Leicester fans partying after the title win
Leicester fans partying after the title win | Source

In the end, that’s the takeaway from all of this, at least for me. Sure there’s hundreds of other angles to cover; can Leicester do this again next year, how will they fare in the Champions League, does this open the window for other small budget clubs to make their own title runs off nothing more than hard work, guts, glory and maybe a bounce or two? I’d like to say Leicester will prove the doubters wrong over again and I’d love, repeat love, for their victory to be the beginning of some fresh blood moving to the top of the table in years to come (QPR, I’m looking at you. This could be you if you get yourself together). But in the end it doesn’t matter if Leicester never goes further than this; the only thing that matters is that it happened. Thirty years from now this entire team will be able to tell their grandchildren that for one season they were the best in English football. So will their fans; so will all the neutral fans such as myself who were fortunate enough to watch this rise. People will tell stories of Vardy’s breathtaking speed, Mahrez’ otherworld ability, Ranieri’s brilliance; the list goes on and on. I can tell you right now I’ll probably tear up at the thought of Andy King, the Foxes midfielder who has now played over ten years for the club, the only current Leicester player to have been with the club when they were relegated to the third tier League One several years ago. I can’t imagine how many times he likely had the opportunity to go elsewhere. Instead he stayed and helped make history.
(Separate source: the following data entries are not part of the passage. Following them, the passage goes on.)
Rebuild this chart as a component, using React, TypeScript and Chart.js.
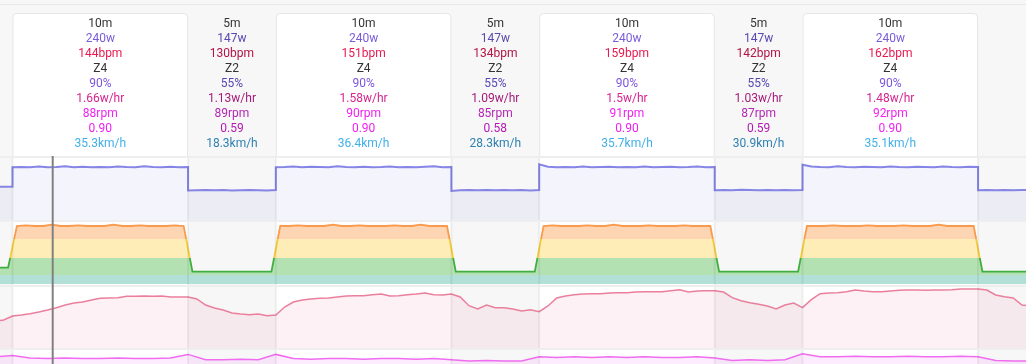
import React, { useEffect, useRef } from "react";
import { Chart, registerables } from "chart.js";

Chart.register(...registerables);

// ---------------- data ----------------
const viewStartMin = -0.712;
const viewEndMin = 57.73;
const cursorMin = 2.29;

const firstSegmentStartMin = -1;
const segmentKinds = ["warmup", "work", "rest", "work", "rest", "work", "rest", "work", "rest"];
const segmentMinutes = [1, 10, 5, 10, 5, 10, 5, 10, 5];

// card texts (one per completed interval)
const durationLabels = ["10m", "5m", "10m", "5m", "10m", "5m", "10m"];
const powerLabels = ["240w", "147w", "240w", "147w", "240w", "147w", "240w"];
const hrLabels = ["144bpm", "130bpm", "151bpm", "134bpm", "159bpm", "142bpm", "162bpm"];
const zoneLabels = ["Z4", "Z2", "Z4", "Z2", "Z4", "Z2", "Z4"];
const ftpPctLabels = ["90%", "55%", "90%", "55%", "90%", "55%", "90%"];
const effLabels = ["1.66w/hr", "1.13w/hr", "1.58w/hr", "1.09w/hr", "1.5w/hr", "1.03w/hr", "1.48w/hr"];
const cadenceLabels = ["88rpm", "89rpm", "90rpm", "85rpm", "91rpm", "87rpm", "92rpm"];
const ifLabels = ["0.90", "0.59", "0.90", "0.58", "0.90", "0.59", "0.90"];
const speedLabels = ["35.3km/h", "18.3km/h", "36.4km/h", "28.3km/h", "35.7km/h", "30.9km/h", "35.1km/h"];

// power (w), one value every 0.5 min from segment start to segment end
const powerWarmup = [161, 160, 160];
const powerWork1 = [240, 241, 240, 243, 240, 241, 244, 240, 242, 240, 241, 240, 243, 241, 240, 244, 241, 240, 242, 240, 241];
const powerRest1 = [145, 146, 147, 146, 147, 145, 146, 147, 146, 145, 147];
const powerWork2 = [240, 241, 243, 240, 242, 241, 240, 244, 241, 240, 242, 240, 241, 243, 240, 241, 240, 242, 244, 240, 241];
const powerRest2 = [143, 146, 147, 146, 147, 146, 147, 146, 147, 145, 147];
const powerWork3 = [252, 242, 240, 241, 240, 243, 240, 241, 242, 240, 241, 240, 243, 240, 241, 242, 240, 241, 243, 240, 241];
const powerRest3 = [146, 147, 146, 148, 147, 146, 147, 146, 147, 146, 147];
const powerWork4 = [250, 243, 241, 240, 244, 241, 240, 242, 241, 240, 243, 241, 240, 242, 241, 240, 243, 241, 240, 242, 241];
const powerRest4 = [146, 147, 146, 147, 146, 147, 146, 147, 146, 147, 146];

// smoothed % FTP, one value every 0.5 min, offset 0.25 min inside each segment
const zoneWarmup = [58, 58];
const zoneWork1 = [90, 90.5, 90, 90, 91, 90, 90, 90.5, 90, 90, 90, 91, 90, 90, 90.5, 90, 90, 90, 90.5, 90];
const zoneRest1 = [55, 55, 55, 55, 55, 55, 55, 55, 55, 55];
const zoneWork2 = [90, 90, 90.5, 90, 90, 90, 91, 90, 90, 90.5, 90, 90, 90, 90.5, 90, 90, 91, 90, 90, 90];
const zoneRest2 = [55, 55, 55, 55, 55, 55, 55, 55, 55, 55];
const zoneWork3 = [90, 90.5, 90, 90, 90, 90.5, 90, 90, 91, 90, 90, 90, 90.5, 90, 90, 90, 90.5, 90, 90, 90];
const zoneRest3 = [55, 55, 55, 55, 55, 55, 55, 55, 55, 55];
const zoneWork4 = [90, 90, 90, 90.5, 90, 90, 90, 90.5, 90, 90, 90, 90.5, 90, 90, 90, 91, 90, 90, 90, 90];
const zoneRest4 = [55, 55, 55, 55, 55, 55, 55, 55, 55, 55];
const zoneBandEdges = [80, 65.5, 52.3, 45.2];

// heart rate (bpm), one value every 0.5 min from -1 min
const hrStartMin = -1;
const hrStepMin = 0.5;
const hrBpm = [
  116, 117.5, 123.5, 125, 127, 129.5, 132.5, 136, 140, 143, 144.5, 147.5, 150, 150.5, 151, 153, 153, 153.5, 153, 153.5,
  152, 152, 152, 149, 140, 135.5, 132.5, 128, 126.5, 125.5, 126.5, 124, 125, 137, 144.5, 147.5, 149, 150, 150.5, 152,
  153.5, 154, 154, 155.5, 156.5, 153.5, 154, 155.5, 156.5, 158, 155.5, 155, 156.5, 152, 139, 134, 140, 136, 136, 134,
  131, 133, 130, 138.5, 150.5, 153.5, 155.5, 156.5, 157, 157, 158, 158.5, 158.5, 159.5, 160, 160, 160, 161.5, 163, 159.5,
  161, 161.5, 161.5, 159.5, 151, 146.5, 143.5, 141, 138.5, 134, 140, 143, 136, 148, 157, 158, 158.5, 160, 162.5, 161,
  160, 160, 161, 162, 162.5, 162.5, 162, 162.5, 162.5, 163, 164, 164, 164, 162.5, 155, 152.5, 150.5, 140, 138.5,
];

// cadence (rpm), one value per minute from -1 min
const cadStartMin = -1;
const cadStepMin = 1;
const cadenceRpm = [
  91, 93, 89, 88, 89, 88, 88, 89, 88, 88, 89, 95, 86, 86, 87, 86, 95, 88, 87, 88,
  88, 87, 88, 88, 87, 88, 86, 84, 85, 84, 84, 91, 90, 91, 90, 91, 90, 91, 90, 90,
  91, 89, 85, 86, 85, 86, 96, 91, 91, 92, 91, 91, 92, 91, 91, 92, 91, 85, 84, 84,
];

// ---------------- build ----------------
const powerSegments = [powerWarmup, powerWork1, powerRest1, powerWork2, powerRest2, powerWork3, powerRest3, powerWork4, powerRest4];
const zoneSegments = [zoneWarmup, zoneWork1, zoneRest1, zoneWork2, zoneRest2, zoneWork3, zoneRest3, zoneWork4, zoneRest4];

const segmentStarts: number[] = [];
{
  let t = firstSegmentStartMin;
  for (const m of segmentMinutes) {
    segmentStarts.push(t);
    t += m;
  }
}

const powerPoints: { x: number; y: number }[] = [];
powerSegments.forEach((vals, s) => {
  vals.forEach((v, i) => powerPoints.push({ x: segmentStarts[s] + i * 0.5, y: v }));
});
const zonePoints: { x: number; y: number }[] = [];
zoneSegments.forEach((vals, s) => {
  vals.forEach((v, i) => zonePoints.push({ x: segmentStarts[s] + 0.25 + i * 0.5, y: v }));
});
const hrPoints = hrBpm.map((v, i) => ({ x: hrStartMin + i * hrStepMin, y: v }));
const cadPoints = cadenceRpm.map((v, i) => ({ x: cadStartMin + i * cadStepMin, y: v }));

// ---------------- styles ----------------
const workTextColors = ["#333333", "#7a5cd8", "#e8194e", "#333333", "#7d55dc", "#d6248f", "#f122f1", "#f01ff0", "#42b0e8"];
const restTextColors = ["#333333", "#5848b0", "#b31346", "#333333", "#5945b3", "#a51a78", "#b526b5", "#b418b4", "#2e80b0"];

function zoneGradient(chart: any, forLine: boolean) {
  const s = chart.scales.yZone;
  if (!chart.chartArea || !s) return forLine ? "#44b044" : "rgba(0,0,0,0)";
  const ctx = chart.ctx as CanvasRenderingContext2D;
  const g = ctx.createLinearGradient(0, s.top, 0, s.bottom);
  const off = (v: number) => Math.min(1, Math.max(0, (s.getPixelForValue(v) - s.top) / (s.bottom - s.top)));
  const [e1, e2, e3, e4] = zoneBandEdges;
  if (forLine) {
    g.addColorStop(0, "#f99a4c");
    g.addColorStop(off(e1), "#f99a4c");
    g.addColorStop(off(e1), "#f5cc3c");
    g.addColorStop(off(e2), "#f5cc3c");
    g.addColorStop(off(e2), "#3fae3f");
    g.addColorStop(1, "#3fae3f");
  } else {
    g.addColorStop(0, "#fdd5b2");
    g.addColorStop(off(e1), "#fdd5b2");
    g.addColorStop(off(e1), "#feedb6");
    g.addColorStop(off(e2), "#feedb6");
    g.addColorStop(off(e2), "#b3e1b1");
    g.addColorStop(off(e3), "#b3e1b1");
    g.addColorStop(off(e3), "#b2e0d6");
    g.addColorStop(off(e4), "#b2e0d6");
    g.addColorStop(off(e4), "rgba(255,255,255,0)");
    g.addColorStop(1, "rgba(255,255,255,0)");
  }
  return g;
}

const panelPlugin = {
  id: "panels",
  beforeDraw(chart: any) {
    const { ctx, chartArea: a, width, height } = chart;
    const xs = chart.scales.x;
    ctx.save();
    ctx.fillStyle = "#ffffff";
    ctx.fillRect(0, 0, width, height);
    ctx.fillStyle = "#f7f7f7";
    ctx.fillRect(0, 0, width, a.top);
    ctx.fillStyle = "#e9e9e9";
    ctx.fillRect(0, 4, width, 1);

    segmentKinds.forEach((kind, s) => {
      const x0 = xs.getPixelForValue(segmentStarts[s]);
      const x1 = xs.getPixelForValue(segmentStarts[s] + segmentMinutes[s]);
      if (kind !== "work") {
        ctx.fillStyle = "#f7f7f7";
        ctx.fillRect(x0, a.top, x1 - x0, a.bottom - a.top);
      } else {
        ctx.save();
        ctx.beginPath();
        ctx.rect(0, 0, width, a.top);
        ctx.clip();
        ctx.beginPath();
        ctx.roundRect(x0 + 0.5, 13.5, x1 - x0 - 1, a.top - 13.5 + 8, 4);
        ctx.fillStyle = "#ffffff";
        ctx.fill();
        ctx.strokeStyle = "#e6e6e6";
        ctx.lineWidth = 1;
        ctx.stroke();
        ctx.restore();
      }
    });

    // card texts
    ctx.font = "12px Roboto";
    ctx.textAlign = "center";
    ctx.textBaseline = "alphabetic";
    for (let c = 0; c < durationLabels.length; c++) {
      const s = c + 1;
      const x0 = xs.getPixelForValue(segmentStarts[s]);
      const x1 = xs.getPixelForValue(segmentStarts[s] + segmentMinutes[s]);
      const cx = (x0 + x1) / 2;
      const lines = [
        durationLabels[c], powerLabels[c], hrLabels[c], zoneLabels[c], ftpPctLabels[c],
        effLabels[c], cadenceLabels[c], ifLabels[c], speedLabels[c],
      ];
      const colors = segmentKinds[s] === "work" ? workTextColors : restTextColors;
      lines.forEach((t, k) => {
        ctx.fillStyle = colors[k];
        ctx.fillText(t, cx, 27 + k * 15.04);
      });
    }
    ctx.restore();
  },
  afterDatasetsDraw(chart: any) {
    const { ctx, chartArea: a, width } = chart;
    const xs = chart.scales.x;
    ctx.save();
    // vertical interval boundaries
    ctx.fillStyle = "rgba(0,0,0,0.055)";
    for (let s = 1; s < segmentStarts.length; s++) {
      const x = xs.getPixelForValue(segmentStarts[s]);
      ctx.fillRect(x - 1, a.top, 2, a.bottom - a.top);
    }
    // panel separators
    ctx.fillStyle = "#eeeeee";
    ["yPow", "yZone", "yHr", "yCad"].forEach((id) => {
      const sc = chart.scales[id];
      ctx.fillRect(0, sc.top - 1, width, 2);
    });
    ctx.restore();
  },
  afterDraw(chart: any) {
    const { ctx, chartArea: a } = chart;
    const x = chart.scales.x.getPixelForValue(cursorMin);
    ctx.save();
    ctx.strokeStyle = "#808080";
    ctx.lineWidth = 2;
    ctx.beginPath();
    ctx.moveTo(x, a.top - 1);
    ctx.lineTo(x, a.bottom);
    ctx.stroke();
    ctx.restore();
  },
};

export default function App() {
  const ref = useRef<HTMLCanvasElement | null>(null);
  useEffect(() => {
    document.body.style.margin = "0";
    const canvas = ref.current;
    if (!canvas) return;
    const chart = new Chart(canvas, {
      type: "line",
      data: {
        datasets: [
          {
            data: powerPoints,
            yAxisID: "yPow",
            borderColor: "#8585e6",
            borderWidth: 2,
            backgroundColor: "rgba(100,100,230,0.07)",
            fill: "start",
            pointRadius: 0,
            tension: 0,
          },
          {
            data: zonePoints,
            yAxisID: "yZone",
            borderColor: (c: any) => zoneGradient(c.chart, true),
            backgroundColor: (c: any) => zoneGradient(c.chart, false),
            borderWidth: 1.8,
            fill: "start",
            pointRadius: 0,
            tension: 0,
          },
          {
            data: hrPoints,
            yAxisID: "yHr",
            borderColor: "#ea7f9d",
            borderWidth: 1.5,
            backgroundColor: "rgba(230,100,140,0.09)",
            fill: "start",
            pointRadius: 0,
            tension: 0,
          },
          {
            data: cadPoints,
            yAxisID: "yCad",
            borderColor: "#f06cf0",
            borderWidth: 1.5,
            backgroundColor: "rgba(240,100,240,0.12)",
            fill: "start",
            pointRadius: 0,
            tension: 0,
          },
        ],
      } as any,
      options: {
        responsive: false,
        animation: false,
        events: [],
        devicePixelRatio: 1,
        layout: { padding: { top: 157, left: 0, right: 0, bottom: 0 } },
        plugins: { legend: { display: false }, tooltip: { enabled: false } },
        scales: {
          x: { type: "linear", min: viewStartMin, max: viewEndMin, display: false },
          yPow: { type: "linear", position: "right", stack: "panels", stackWeight: 64, min: 20, max: 282, display: false },
          yZone: { type: "linear", position: "right", stack: "panels", stackWeight: 65, min: 43.9, max: 93.85, display: false },
          yHr: { type: "linear", position: "right", stack: "panels", stackWeight: 63, min: 74, max: 168.5, display: false },
          yCad: { type: "linear", position: "right", stack: "panels", stackWeight: 15, min: 79, max: 104, display: false },
        },
      } as any,
      plugins: [panelPlugin],
    });
    return () => chart.destroy();
  }, []);
  return <canvas ref={ref} width={1026} height={364} style={{ display: "block" }} />;
}
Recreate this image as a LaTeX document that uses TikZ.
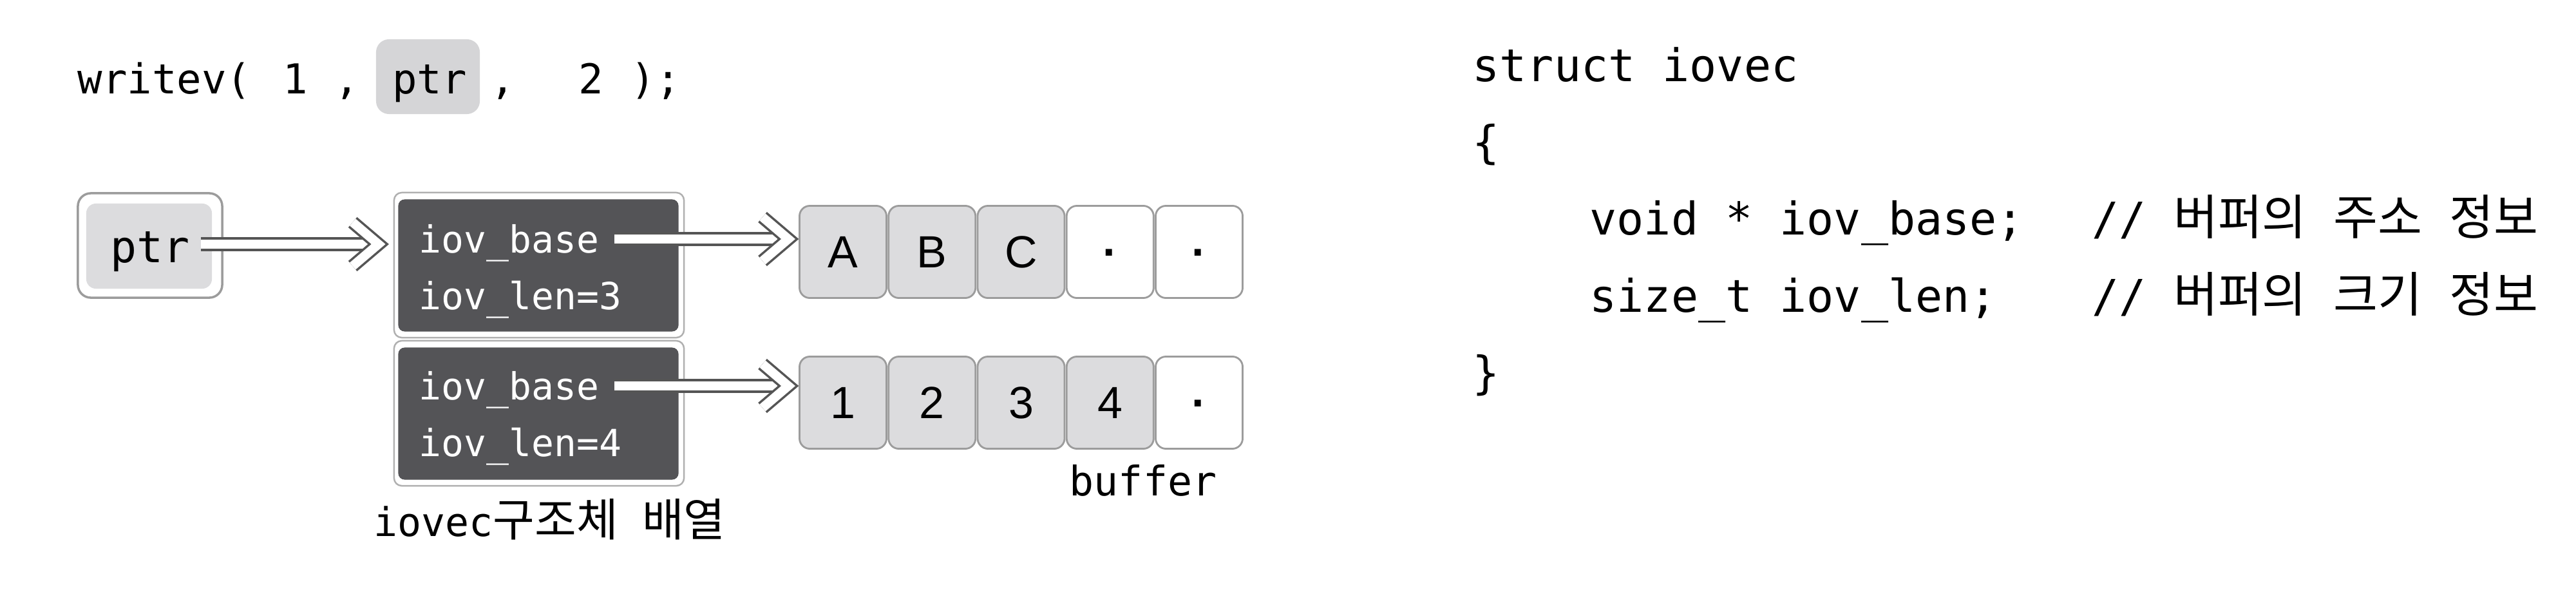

More importantly he helped erase history. I never thought I’d see the day where Manchester City’s unbelievable last minute victory to on the final day to secure their first title in 44 years would be topped. But the fact is that 44 years of torturous history being washed away can never compare to a 132 of non history getting the same treatment. From now on no one from Leicester to the end of the world will remember what came before this year; hell some may not remember what eventually comes after. In the end we’ll all remember this magical 2015-16 campaign, when Foxes broke free and ran off as champions.